Aim of the exercise → The lines from the top of the material through the line with "points of curves" are to be set down exactly. Leave the pictures out.
........
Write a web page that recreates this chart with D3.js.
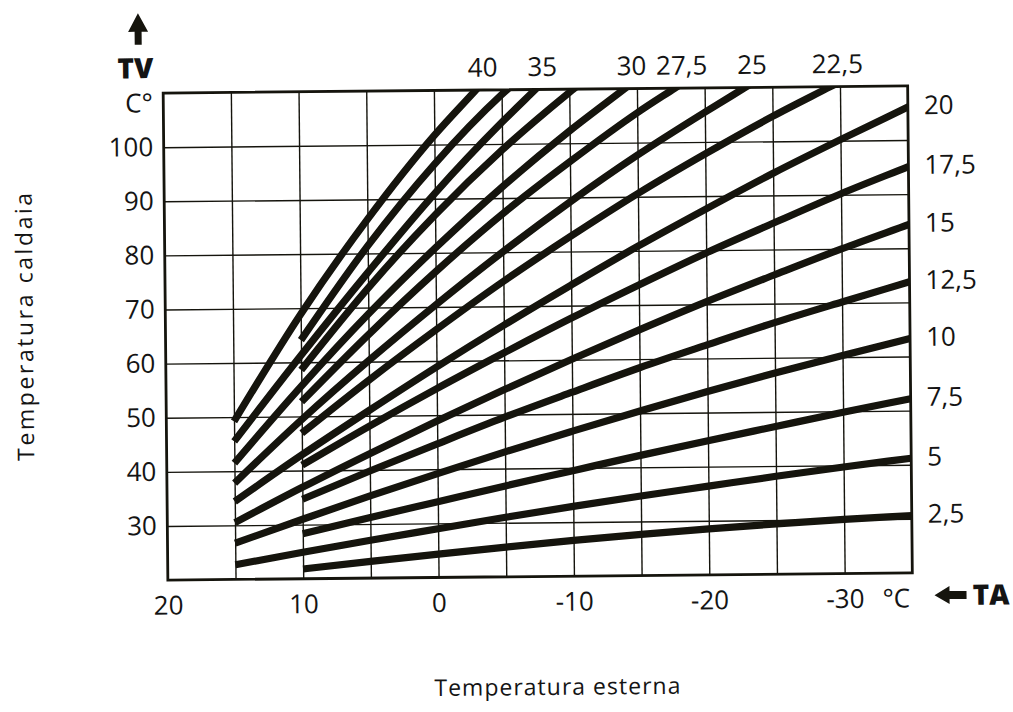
<!DOCTYPE html>
<html><head><meta charset="utf-8">
<script src="https://cdn.jsdelivr.net/npm/d3@7"></script>
<style>
body{margin:0;background:#fff}
svg{display:block}
text{font-family:"Open Sans","Noto Sans",sans-serif;fill:#141414}
</style>
</head><body>
<svg id="c" width="1013" height="712"></svg>
<script>
// ---- data ----
const taTicks = [20, 10, 0, -10, -20, -30];                 // outside temperature labels
const taGrid  = [15, 10, 5, 0, -5, -10, -15, -20, -25, -30]; // vertical grid lines
const tvTicks = [30, 40, 50, 60, 70, 80, 90, 100];           // boiler temperature labels
const ta      = [15, 10, 5, 0, -5, -10, -15, -20, -25, -30, -35]; // sample points of curves

const curveLabels = ["2,5","5","7,5","10","12,5","15","17,5","20","22,5","25","27,5","30","32,5","35","37,5","40"];

const tv2_5  = [null, 21.8, 23.1, 24.3, 25.5, 26.6, 27.6, 28.5, 29.3, 30.0, 30.6];
const tv5    = [22.7, 24.9, 27.0, 29.0, 31.0, 32.9, 34.7, 36.4, 38.1, 39.7, 41.2];
const tv7_5  = [null, 28.3, 31.2, 34.0, 36.8, 39.5, 42.2, 44.8, 47.3, 49.8, 52.2];
const tv10   = [26.7, 31.0, 35.2, 39.2, 43.1, 46.8, 50.4, 53.9, 57.2, 60.3, 63.3];
const tv12_5 = [null, 34.7, 39.8, 44.7, 49.5, 54.0, 58.4, 62.5, 66.5, 70.2, 73.8];
const tv15   = [30.5, 36.9, 43.0, 48.9, 54.6, 60.1, 65.4, 70.5, 75.3, 80.0, 84.4];
const tv17_5 = [null, 41.0, 48.1, 54.9, 61.4, 67.7, 73.7, 79.5, 84.9, 90.2, 95.1];
const tv20   = [34.4, 42.9, 51.0, 58.9, 66.5, 73.8, 80.9, 87.6, 94.1, 100.2, 106.1];
const tv22_5 = [null, 46.9, 56.6, 65.8, 74.6, 82.8, 90.6, 97.8, 104.6, null, null];
const tv25   = [37.8, 49.4, 60.2, 70.4, 80.1, 89.2, 97.7, 105.5, null, null, null];
const tv27_5 = [null, 52.7, 65.0, 76.5, 87.1, 96.6, 105.5, null, null, null, null];
const tv30   = [41.5, 55.6, 68.8, 80.9, 92.1, 102.3, null, null, null, null, null];
const tv32_5 = [null, 58.6, 73.6, 87.0, 98.9, 109.4, null, null, null, null, null];
const tv35   = [45.5, 61.3, 76.5, 91.0, 104.0, null, null, null, null, null, null];
const tv37_5 = [null, 64.1, 81.4, 96.4, 109.1, null, null, null, null, null, null];
const tv40   = [49.2, 68.9, 86.3, 101.7, null, null, null, null, null, null, null];

// outside temperature where a curve reaches the top edge (TV = 110)
const curveTopTA = [null,null,null,null,null,null,null,null,-29.3,-23.0,-17.8,-14.1,-10.3,-7.5,-5.4,-3.1];
const tvTop = 110;

const curveValues = [tv2_5,tv5,tv7_5,tv10,tv12_5,tv15,tv17_5,tv20,tv22_5,tv25,tv27_5,tv30,tv32_5,tv35,tv37_5,tv40];

// ---- layout ----
const M = {left:165.5, right:910, top:89.5, bottom:576.5};
const x = d3.scaleLinear().domain([20, -35]).range([M.left, M.right]);
const y = d3.scaleLinear().domain([20, 110]).range([M.bottom, M.top]);
const ink = "#15140d";

const svg = d3.select("#c");
const g = svg.append("g").attr("transform","rotate(-0.55 537 333)");

// grid
g.append("g").attr("transform",`translate(0,${M.bottom})`)
  .call(d3.axisBottom(x).tickValues(taGrid).tickSize(-(M.bottom-M.top)).tickFormat(""))
  .call(s=>s.select(".domain").remove())
  .call(s=>s.selectAll("line").attr("stroke",ink).attr("stroke-width",1.4));
g.append("g").attr("transform",`translate(${M.left},0)`)
  .call(d3.axisLeft(y).tickValues(tvTicks).tickSize(-(M.right-M.left)).tickFormat(""))
  .call(s=>s.select(".domain").remove())
  .call(s=>s.selectAll("line").attr("stroke",ink).attr("stroke-width",1.4));

// curves
g.append("clipPath").attr("id","plot").append("rect")
  .attr("x",M.left).attr("y",M.top).attr("width",M.right-M.left).attr("height",M.bottom-M.top);

const line = d3.line().curve(d3.curveMonotoneX);
const curves = g.append("g").attr("clip-path","url(#plot)");
curveValues.forEach((vals,i)=>{
  const pts = [];
  ta.forEach((t,j)=>{ if(vals[j]!=null) pts.push([x(t), y(vals[j])]); });
  if(curveTopTA[i]!=null) pts.push([x(curveTopTA[i]), y(tvTop)]);
  // prolong the last segment a little so the clip cuts it cleanly at the frame
  const a = pts[pts.length-2], b = pts[pts.length-1];
  const dx = b[0]-a[0], dy = b[1]-a[1], L = Math.hypot(dx,dy);
  pts.push([b[0]+dx/L*12, b[1]+dy/L*12]);
  curves.append("path").attr("d", line(pts))
    .attr("fill","none").attr("stroke",ink).attr("stroke-width",7.2).attr("stroke-linecap","butt");
});

// frame
g.append("rect").attr("x",M.left).attr("y",M.top)
  .attr("width",M.right-M.left).attr("height",M.bottom-M.top)
  .attr("fill","none").attr("stroke",ink).attr("stroke-width",2.8);

// y tick labels
g.append("g").attr("transform",`translate(${M.left},0)`)
  .call(d3.axisLeft(y).tickValues(tvTicks).tickSize(0).tickPadding(10.5))
  .call(s=>s.select(".domain").remove())
  .call(s=>s.selectAll("text").attr("font-size",26).attr("font-family",null).attr("fill","#141414"));

// x tick labels
g.append("g").attr("transform",`translate(0,${M.bottom})`)
  .call(d3.axisBottom(x).tickValues(taTicks).tickSize(0).tickPadding(16).tickFormat(d=>String(d)))
  .call(s=>s.select(".domain").remove())
  .call(s=>s.selectAll("text").attr("font-size",26).attr("font-family",null).attr("fill","#141414"));

g.append("text").attr("x",880).attr("y",611).attr("font-size",26).text("°C");

// curve labels: right side
curveValues.forEach((vals,i)=>{
  if(curveTopTA[i]!=null) return;
  g.append("text").attr("x",M.right+16).attr("y",y(vals[vals.length-1])-2)
    .attr("dy","0.36em").attr("font-size",26).text(curveLabels[i]);
});
// curve labels: top side (only the labelled ones)
const topLabelled = ["22,5","25","27,5","30","35","40"];
curveValues.forEach((vals,i)=>{
  if(curveTopTA[i]==null || !topLabelled.includes(curveLabels[i])) return;
  g.append("text").attr("x",x(curveTopTA[i])+7).attr("y",M.top-13.5)
    .attr("text-anchor","middle").attr("font-size",26).text(curveLabels[i]);
});

// TV marker
g.append("path").attr("d","M141,9.5 L151,28 L144.5,28 L144.5,41 L137.5,41 L137.5,28 L131,28 Z").attr("fill",ink);
g.append("text").attr("x",138).attr("y",74.5).attr("text-anchor","middle")
  .attr("font-size",28).attr("font-weight",800).text("TV");
g.append("text").attr("x",155).attr("y",108.5).attr("text-anchor","end")
  .attr("font-size",26).text("C°");

// TA marker
g.append("path").attr("d","M932,599 L947,590 L947,595 L964,595 L964,603 L947,603 L947,608 Z").attr("fill",ink);
g.append("text").attr("x",970).attr("y",609).attr("font-size",28).attr("font-weight",800).text("TA");

// axis titles
g.append("text").attr("transform","translate(33,322) rotate(-90)")
  .attr("text-anchor","middle").attr("font-size",23)
  .attr("textLength",268).attr("lengthAdjust","spacing").text("Temperatura caldaia");
g.append("text").attr("x",554).attr("y",695)
  .attr("text-anchor","middle").attr("font-size",23)
  .attr("textLength",246).attr("lengthAdjust","spacing").text("Temperatura esterna");
</script>
</body></html>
........
Worked solution →
Write a web page that recreates this chart with D3.js.
<!DOCTYPE html>
<html><head><meta charset="utf-8">
<script src="https://cdn.jsdelivr.net/npm/d3@7"></script>
<style>
body{margin:0;background:#fff}
svg{display:block}
text{font-family:"Open Sans","Noto Sans",sans-serif;fill:#141414}
</style>
</head><body>
<svg id="c" width="1013" height="712"></svg>
<script>
// ---- data ----
const taTicks = [20, 10, 0, -10, -20, -30];                 // outside temperature labels
const taGrid  = [15, 10, 5, 0, -5, -10, -15, -20, -25, -30]; // vertical grid lines
const tvTicks = [30, 40, 50, 60, 70, 80, 90, 100];           // boiler temperature labels
const ta      = [15, 10, 5, 0, -5, -10, -15, -20, -25, -30, -35]; // sample points of curves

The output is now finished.